▶ _REQUIREMENTS_
Word for word, restate every line of the material.

▶ _SOURCE MATERIAL_

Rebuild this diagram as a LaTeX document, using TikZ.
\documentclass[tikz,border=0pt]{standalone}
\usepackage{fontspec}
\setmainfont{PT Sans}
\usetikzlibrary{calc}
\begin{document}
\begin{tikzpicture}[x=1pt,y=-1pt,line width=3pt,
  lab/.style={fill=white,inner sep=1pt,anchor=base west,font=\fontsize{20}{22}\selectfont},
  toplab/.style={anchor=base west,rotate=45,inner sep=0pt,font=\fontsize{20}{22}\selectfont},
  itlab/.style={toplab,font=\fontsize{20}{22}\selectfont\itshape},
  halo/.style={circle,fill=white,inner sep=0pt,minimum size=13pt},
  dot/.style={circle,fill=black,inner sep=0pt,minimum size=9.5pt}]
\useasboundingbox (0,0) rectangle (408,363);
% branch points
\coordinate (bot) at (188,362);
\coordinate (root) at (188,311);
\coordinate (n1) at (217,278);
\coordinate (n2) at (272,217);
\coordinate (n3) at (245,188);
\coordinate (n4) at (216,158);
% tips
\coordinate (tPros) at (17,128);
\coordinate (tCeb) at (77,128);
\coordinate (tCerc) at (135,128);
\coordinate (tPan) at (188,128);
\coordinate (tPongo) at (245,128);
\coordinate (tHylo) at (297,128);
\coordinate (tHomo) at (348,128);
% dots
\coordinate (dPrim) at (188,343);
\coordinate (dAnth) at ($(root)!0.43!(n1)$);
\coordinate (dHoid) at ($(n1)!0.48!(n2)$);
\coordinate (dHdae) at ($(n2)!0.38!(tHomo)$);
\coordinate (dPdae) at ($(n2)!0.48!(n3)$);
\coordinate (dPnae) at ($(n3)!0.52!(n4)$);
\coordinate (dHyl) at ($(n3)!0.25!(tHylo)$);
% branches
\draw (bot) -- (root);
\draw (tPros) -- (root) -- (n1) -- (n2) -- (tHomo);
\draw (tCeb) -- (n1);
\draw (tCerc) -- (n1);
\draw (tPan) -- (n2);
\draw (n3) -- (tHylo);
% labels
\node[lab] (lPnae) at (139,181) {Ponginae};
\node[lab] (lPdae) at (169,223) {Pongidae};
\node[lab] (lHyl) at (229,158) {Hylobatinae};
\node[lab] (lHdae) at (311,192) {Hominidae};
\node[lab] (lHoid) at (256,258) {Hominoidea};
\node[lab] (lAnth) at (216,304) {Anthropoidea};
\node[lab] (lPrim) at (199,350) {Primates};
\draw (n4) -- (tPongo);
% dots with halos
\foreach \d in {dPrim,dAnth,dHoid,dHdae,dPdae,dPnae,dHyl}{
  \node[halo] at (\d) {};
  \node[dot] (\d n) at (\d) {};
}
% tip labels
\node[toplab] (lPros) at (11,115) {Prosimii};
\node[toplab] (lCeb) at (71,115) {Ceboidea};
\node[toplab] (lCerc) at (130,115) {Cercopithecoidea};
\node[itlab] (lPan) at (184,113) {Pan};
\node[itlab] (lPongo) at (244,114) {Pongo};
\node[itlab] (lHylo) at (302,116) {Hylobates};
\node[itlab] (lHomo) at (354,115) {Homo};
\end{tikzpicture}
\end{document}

▶ _EXERCISE ANSWER_
Rebuild this diagram as a LaTeX document, using TikZ.
\documentclass[tikz,border=0pt]{standalone}
\usepackage{fontspec}
\setmainfont{PT Sans}
\usetikzlibrary{calc}
\begin{document}
\begin{tikzpicture}[x=1pt,y=-1pt,line width=3pt,
  lab/.style={fill=white,inner sep=1pt,anchor=base west,font=\fontsize{20}{22}\selectfont},
  toplab/.style={anchor=base west,rotate=45,inner sep=0pt,font=\fontsize{20}{22}\selectfont},
  itlab/.style={toplab,font=\fontsize{20}{22}\selectfont\itshape},
  halo/.style={circle,fill=white,inner sep=0pt,minimum size=13pt},
  dot/.style={circle,fill=black,inner sep=0pt,minimum size=9.5pt}]
\useasboundingbox (0,0) rectangle (408,363);
% branch points
\coordinate (bot) at (188,362);
\coordinate (root) at (188,311);
\coordinate (n1) at (217,278);
\coordinate (n2) at (272,217);
\coordinate (n3) at (245,188);
\coordinate (n4) at (216,158);
% tips
\coordinate (tPros) at (17,128);
\coordinate (tCeb) at (77,128);
\coordinate (tCerc) at (135,128);
\coordinate (tPan) at (188,128);
\coordinate (tPongo) at (245,128);
\coordinate (tHylo) at (297,128);
\coordinate (tHomo) at (348,128);
% dots
\coordinate (dPrim) at (188,343);
\coordinate (dAnth) at ($(root)!0.43!(n1)$);
\coordinate (dHoid) at ($(n1)!0.48!(n2)$);
\coordinate (dHdae) at ($(n2)!0.38!(tHomo)$);
\coordinate (dPdae) at ($(n2)!0.48!(n3)$);
\coordinate (dPnae) at ($(n3)!0.52!(n4)$);
\coordinate (dHyl) at ($(n3)!0.25!(tHylo)$);
% branches
\draw (bot) -- (root);
\draw (tPros) -- (root) -- (n1) -- (n2) -- (tHomo);
\draw (tCeb) -- (n1);
\draw (tCerc) -- (n1);
\draw (tPan) -- (n2);
\draw (n3) -- (tHylo);
% labels
\node[lab] (lPnae) at (139,181) {Ponginae};
\node[lab] (lPdae) at (169,223) {Pongidae};
\node[lab] (lHyl) at (229,158) {Hylobatinae};
\node[lab] (lHdae) at (311,192) {Hominidae};
\node[lab] (lHoid) at (256,258) {Hominoidea};
\node[lab] (lAnth) at (216,304) {Anthropoidea};
\node[lab] (lPrim) at (199,350) {Primates};
\draw (n4) -- (tPongo);
% dots with halos
\foreach \d in {dPrim,dAnth,dHoid,dHdae,dPdae,dPnae,dHyl}{
  \node[halo] at (\d) {};
  \node[dot] (\d n) at (\d) {};
}
% tip labels
\node[toplab] (lPros) at (11,115) {Prosimii};
\node[toplab] (lCeb) at (71,115) {Ceboidea};
\node[toplab] (lCerc) at (130,115) {Cercopithecoidea};
\node[itlab] (lPan) at (184,113) {Pan};
\node[itlab] (lPongo) at (244,114) {Pongo};
\node[itlab] (lHylo) at (302,116) {Hylobates};
\node[itlab] (lHomo) at (354,115) {Homo};
\end{tikzpicture}
\end{document}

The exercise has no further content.